Federal government grants Michigan request, waives test accountability measures this year
The jury is still out on whether Michigan students will have to take the M-STEP test this year. But whatever tests students do take won’t be used for school accountability measures.
The Michigan Department of Education requested a waiver on accountability measures that tests are typically used for. That includes things like public school rankings, and measuring progress toward long-term goals.
The U.S. Department of Education granted that request, MDE announced Monday, because of learning disruptions caused by the COVID-19 pandemic.

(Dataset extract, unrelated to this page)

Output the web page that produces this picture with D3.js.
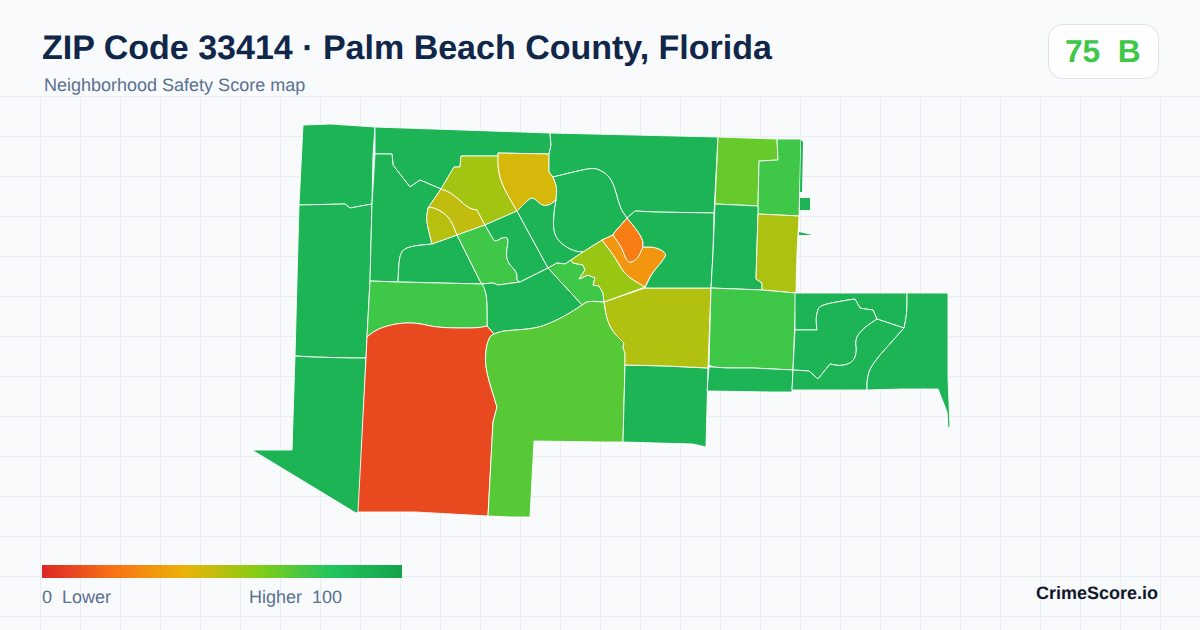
<!DOCTYPE html>
<html>
<head>
<meta charset="utf-8">
<script src="https://cdn.jsdelivr.net/npm/d3@7"></script>
<style>
	html, body { margin: 0; padding: 0; background: #f8fafc; }
	svg { display: block; }
	text { font-family: "Liberation Sans", Arial, sans-serif; white-space: pre; text-rendering: geometricPrecision; }
</style>
</head>
<body>
<div id="chart"></div>
<script>
const width = 1200;
const height = 630;

// legend
const scoreStops = [0, 20, 40, 60, 80, 100];
const scoreColors = ["#dc2626", "#f97316", "#eab308", "#84cc16", "#22c55e", "#16a34a"];

// neighborhood scores, same order as blockRings
const blockScores = [
	90, 90, 90,             // west column
	90, 90, 90,             // north-west
	50, 48, 54, 44,         // olive + yellow
	74, 90,                 // middle
	90, 90, 90, 74, 90,     // north centre
	74, 9, 69, 90, 51,      // south
	56, 31, 23, 90,         // centre knot
	66, 74, 90, 52, 74, 90, // east column
	90, 90, 90, 90,         // east
	90, 90, 90              // slivers by the coast
];

// block outlines, traced in map units
const blockRings = [
	[[303,125],[331,124],[375,127],[373,155],[372,204],[350,208],[345,204],[299,205]],
	[[299,205],[345,204],[350,208],[372,204],[370,281],[367,337],[366,358],[350,358],[313,357],[295,356]],
	[[295,356],[313,357],[350,358],[366,358],[359,512],[356,513],[252,450],[292,450]],
	[[375,127],[550,133],[551,145],[549,154],[498,153],[498,156],[461,156],[460,167],[454,167],[441,189],[420,180],[410,187],[393,165],[392,154],[375,154]],
	[[375,154],[392,154],[393,165],[410,187],[420,180],[441,189],[428,208],[426,220],[432,244],[412,246],[402,250],[399,260],[398,282],[370,281],[372,204]],
	[[432,244],[457,235],[480,281],[482,284],[440,283],[398,282],[399,260],[402,250],[412,246]],
	[[428,208],[432,207],[443,212],[451,220],[457,235],[432,244],[426,220]],
	[[441,189],[452,193],[468,208],[477,210],[485,225],[457,235],[451,220],[443,212],[432,207],[428,208]],
	[[461,156],[498,156],[498,170],[503,187],[517,211],[485,225],[477,210],[468,208],[452,193],[441,189],[454,167],[460,167]],
	[[498,153],[549,154],[549,172],[553,177],[557,187],[556,200],[550,205],[542,206],[533,197],[528,200],[517,211],[503,187],[498,170]],
	[[485,225],[492,237],[495,242],[503,237],[509,238],[506,253],[508,263],[517,272],[517,280],[520,282],[498,285],[493,283],[482,284],[480,281],[457,235]],
	[[517,211],[485,225],[492,237],[495,242],[503,237],[509,238],[506,253],[508,263],[517,272],[517,280],[520,282],[548,268]],
	[[550,133],[718,137],[714,213],[655,212],[635,211],[627,218],[620,208],[614,185],[608,175],[598,169],[590,168],[553,177],[549,172],[549,154],[551,145]],
	[[553,177],[590,168],[598,169],[608,175],[614,185],[620,208],[627,218],[614,233],[613,235],[602,240],[583,252],[573,251],[560,243],[553,232],[554,210],[556,200],[557,187]],
	[[517,211],[528,200],[533,197],[542,206],[550,205],[556,200],[554,210],[553,232],[560,243],[573,251],[583,252],[571,260],[565,264],[557,263],[548,268]],
	[[548,268],[557,263],[565,264],[571,260],[573,263],[583,265],[585,270],[579,279],[588,275],[595,278],[593,285],[599,286],[603,293],[604,302],[588,301],[582,305]],
	[[482,284],[493,283],[498,285],[520,282],[548,268],[582,305],[570,313],[553,322],[537,328],[517,330],[502,331],[494,334],[487,326],[487,300],[485,290]],
	[[370,281],[398,282],[440,283],[482,284],[485,290],[487,300],[487,326],[478,328],[452,328],[435,327],[417,323],[400,323],[383,327],[373,332],[367,337]],
	[[367,337],[373,332],[383,327],[400,323],[417,323],[435,327],[452,328],[478,328],[487,326],[494,334],[490,336],[486,347],[485,368],[497,407],[493,422],[488,516],[415,512],[358,512],[366,358]],
	[[494,334],[502,331],[517,330],[537,328],[553,322],[570,313],[582,305],[588,301],[604,302],[607,320],[613,332],[624,343],[623,348],[625,353],[625,365],[623,442],[601,442],[534,441],[530,517],[510,517],[488,516],[493,422],[497,407],[485,368],[486,347],[490,336]],
	[[625,365],[667,366],[708,368],[706,447],[693,444],[657,443],[623,442]],
	[[604,302],[645,288],[680,288],[711,288],[709,340],[708,368],[667,366],[625,365],[625,353],[623,348],[624,343],[613,332],[607,320]],
	[[602,240],[615,257],[625,275],[645,287],[604,302],[603,293],[599,286],[593,285],[595,278],[588,275],[579,279],[585,270],[583,265],[573,263],[571,260],[583,252]],
	[[602,240],[613,235],[622,248],[626,260],[631,263],[638,258],[643,247],[655,247],[665,252],[666,257],[652,273],[645,287],[625,275],[615,257]],
	[[613,235],[614,233],[627,218],[637,230],[643,240],[643,247],[638,258],[631,263],[626,260],[622,248]],
	[[635,211],[655,212],[714,213],[713,253],[711,288],[680,288],[645,288],[652,273],[666,257],[665,252],[655,247],[643,247],[643,240],[637,230],[627,218]],
	[[718,137],[777,139],[778,160],[759,161],[758,206],[715,204]],
	[[777,139],[801,139],[799,216],[758,214],[758,206],[759,161],[778,160]],
	[[715,204],[758,206],[758,214],[756,279],[762,283],[762,290],[711,288],[713,253]],
	[[758,214],[799,216],[797,253],[796,293],[762,290],[762,283],[756,279]],
	[[711,288],[762,290],[796,293],[793,370],[753,368],[727,368],[713,367],[709,365]],
	[[709,367],[713,367],[727,368],[753,368],[793,370],[792,392],[770,392],[707,391]],
	[[795,293],[907,293],[907,313],[904,328],[877,319],[873,310],[865,309],[860,308],[855,299],[848,300],[820,305],[817,312],[816,320],[817,330],[795,330]],
	[[795,330],[817,330],[816,320],[817,312],[820,305],[848,300],[855,299],[860,308],[865,309],[873,310],[877,319],[865,327],[855,338],[857,353],[852,363],[840,366],[830,364],[818,379],[809,371],[793,370]],
	[[793,370],[809,371],[818,379],[830,364],[840,366],[852,363],[857,353],[855,338],[865,327],[877,319],[904,328],[880,355],[870,368],[867,380],[867,390],[792,390]],
	[[907,293],[948,293],[948,377],[950,427],[948,428],[947,412],[938,389],[903,389],[867,390],[867,380],[870,368],[880,355],[904,328],[907,313]],
	[[801,140],[803,142],[802,192],[800,192]],
	[[800,198],[810,198],[810,210],[800,210]],
	[[799,232],[812,235],[799,235]]
];

// outline vertices that sit on a curved boundary, rounded when drawn
const curvedVertices = [
	[373,332],[383,327],[400,323],[417,323],[435,327],[452,328],[478,328],
	[490,336],[486,347],[485,368],[502,331],[517,330],[537,328],[553,322],[570,313],[588,301],[607,320],[613,332],
	[590,168],[598,169],[608,175],[614,185],[620,208],[554,210],[553,232],[560,243],[573,251],
	[557,187],[550,205],[542,206],[533,197],[528,200],[498,170],[503,187],
	[432,207],[443,212],[451,220],[452,193],[468,208],[426,220],
	[412,246],[402,250],[399,260],
	[492,237],[495,242],[503,237],[509,238],[506,253],[508,263],[517,272],
	[622,248],[626,260],[631,263],[638,258],[643,240],[637,230],
	[655,247],[665,252],[666,257],[652,273],[615,257],[625,275],
	[820,305],[817,312],[816,320],[865,327],[855,338],[857,353],[852,363],[840,366],[870,368],[867,380],[907,313],
	[485,290],[487,300]
];

const titleText = "ZIP Code 33414 · Palm Beach County, Florida";
const subtitleText = "Neighborhood Safety Score map";
const scoreText = "75  B";
const legendLow = "0  Lower";
const legendHigh = "Higher  100";
const brandText = "CrimeScore.io";

const color = d3.scaleLinear()
	.domain(scoreStops)
	.range(scoreColors)
	.interpolate(d3.interpolateRgb);

const svg = d3.select("#chart")
	.append("svg")
	.attr("width", width)
	.attr("height", height);

// background grid, starts under the header
const gridX = d3.range(40, width, 40);
const gridY = d3.range(96, height, 40);

const grid = svg.append("g")
	.attr("stroke", "#e8eef3")
	.attr("stroke-width", 1);

grid.selectAll(".vline")
	.data(gridX)
	.enter()
	.append("line")
	.attr("class", "vline")
	.attr("x1", function (d) { return d + 0.5; })
	.attr("x2", function (d) { return d + 0.5; })
	.attr("y1", 96)
	.attr("y2", height);

grid.selectAll(".hline")
	.data(gridY)
	.enter()
	.append("line")
	.attr("class", "hline")
	.attr("x1", 0)
	.attr("x2", width)
	.attr("y1", function (d) { return d + 0.5; })
	.attr("y2", function (d) { return d + 0.5; });

// round the curved vertices, neighbouring blocks get the same edge
const curvedSet = new Set(curvedVertices.map(String));

function roundRing(ring) {
	var out = [];
	ring.forEach(function (v, i) {
		if (!curvedSet.has(String(v))) {
			out.push(v);
			return;
		}
		var p = ring[(i + ring.length - 1) % ring.length];
		var n = ring[(i + 1) % ring.length];
		d3.range(0, 1.01, 0.2).forEach(function (t) {
			out.push([
				(1 - t) * (1 - t) * (p[0] + v[0]) / 2 + 2 * t * (1 - t) * v[0] + t * t * (v[0] + n[0]) / 2,
				(1 - t) * (1 - t) * (p[1] + v[1]) / 2 + 2 * t * (1 - t) * v[1] + t * t * (v[1] + n[1]) / 2
			]);
		});
	});
	return out;
}

// map
const features = blockRings.map(function (ring, i) {
	var rounded = roundRing(ring);
	return {
		type: "Feature",
		properties: { score: blockScores[i] },
		geometry: { type: "Polygon", coordinates: [rounded.concat([rounded[0]])] }
	};
});

const path = d3.geoPath(d3.geoIdentity());

svg.append("g")
	.attr("class", "blocks")
	.selectAll("path")
	.data(features)
	.enter()
	.append("path")
	.attr("d", path)
	.attr("fill", function (d) { return color(d.properties.score); })
	.attr("stroke", "#ffffff")
	.attr("stroke-width", 0.9)
	.attr("stroke-linejoin", "round");

// slivers have no white edge
svg.select(".blocks").selectAll("path")
	.filter(function (d, i) { return i >= blockRings.length - 3; })
	.attr("stroke", "none");

// header
svg.append("text")
	.attr("x", 42)
	.attr("y", 59)
	.attr("font-size", 34)
	.attr("font-weight", 700)
	.attr("fill", "#10274a")
	.text(titleText);

svg.append("text")
	.attr("x", 44)
	.attr("y", 91)
	.attr("font-size", 18)
	.attr("fill", "#5a7190")
	.text(subtitleText);

svg.append("rect")
	.attr("x", 1048.5)
	.attr("y", 24.5)
	.attr("width", 110)
	.attr("height", 54)
	.attr("rx", 14)
	.attr("fill", "#ffffff")
	.attr("stroke", "#dde3ed");

svg.append("text")
	.attr("x", 1065)
	.attr("y", 62)
	.attr("font-size", 31.7)
	.attr("font-weight", 700)
	.attr("fill", color(74))
	.text(scoreText);

// legend
const legendX = d3.scaleLinear().domain([0, 100]).range([42, 402]);

const gradient = svg.append("defs")
	.append("linearGradient")
	.attr("id", "scoreRamp");

gradient.selectAll("stop")
	.data(scoreStops)
	.enter()
	.append("stop")
	.attr("offset", function (d) { return d + "%"; })
	.attr("stop-color", function (d) { return color(d); });

svg.append("rect")
	.attr("x", legendX(0))
	.attr("y", 565)
	.attr("width", legendX(100) - legendX(0))
	.attr("height", 13)
	.attr("fill", "url(#scoreRamp)");

svg.append("text")
	.attr("x", legendX(0))
	.attr("y", 603)
	.attr("font-size", 18)
	.attr("fill", "#5a7190")
	.text(legendLow);

svg.append("text")
	.attr("x", 249)
	.attr("y", 603)
	.attr("font-size", 18)
	.attr("fill", "#5a7190")
	.text(legendHigh);

svg.append("text")
	.attr("x", 1158)
	.attr("y", 599)
	.attr("text-anchor", "end")
	.attr("font-size", 18)
	.attr("font-weight", 700)
	.attr("fill", "#0f172a")
	.text(brandText);
</script>
</body>
</html>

“This has been an extremely challenging year for students and educators,” Michigan state schools superintendent Michael Rice said in a statement. “USED’s waiver of federal accountability requirements recognizes that our schools are still navigating their way through a deadly pandemic that continues to grip our state and nation.”
Now, MDE is looking for the federal government to waive “stateside summative assessments” — the M-STEP — altogether this school year.
“This is not the time to engage in state summative assessments,” Rice said. “Educators can determine where kids are academically for parents and for themselves with our benchmark assessments, and can use those assessments to target resources, interventions, and supports for our kids in our districts. Our schools need this time to focus on the social emotional and academic needs of children.”
Rice has advocated for school districts be allowed to administer lower-stakes benchmark assessments of their choice to students this year, instead of the M-STEP.
The U.S. Department of Education has said it will address that waiver request later. If they do waive it, the state legislature will have to act too, and set aside state law requirements.
According to MDE, the Department of Education “also encouraged the state and local school districts to consider other steps to further reduce the high stakes associated with assessments this year, such as excluding their use from students’ final grades, grade promotion decisions, educator evaluations, and local school ratings.”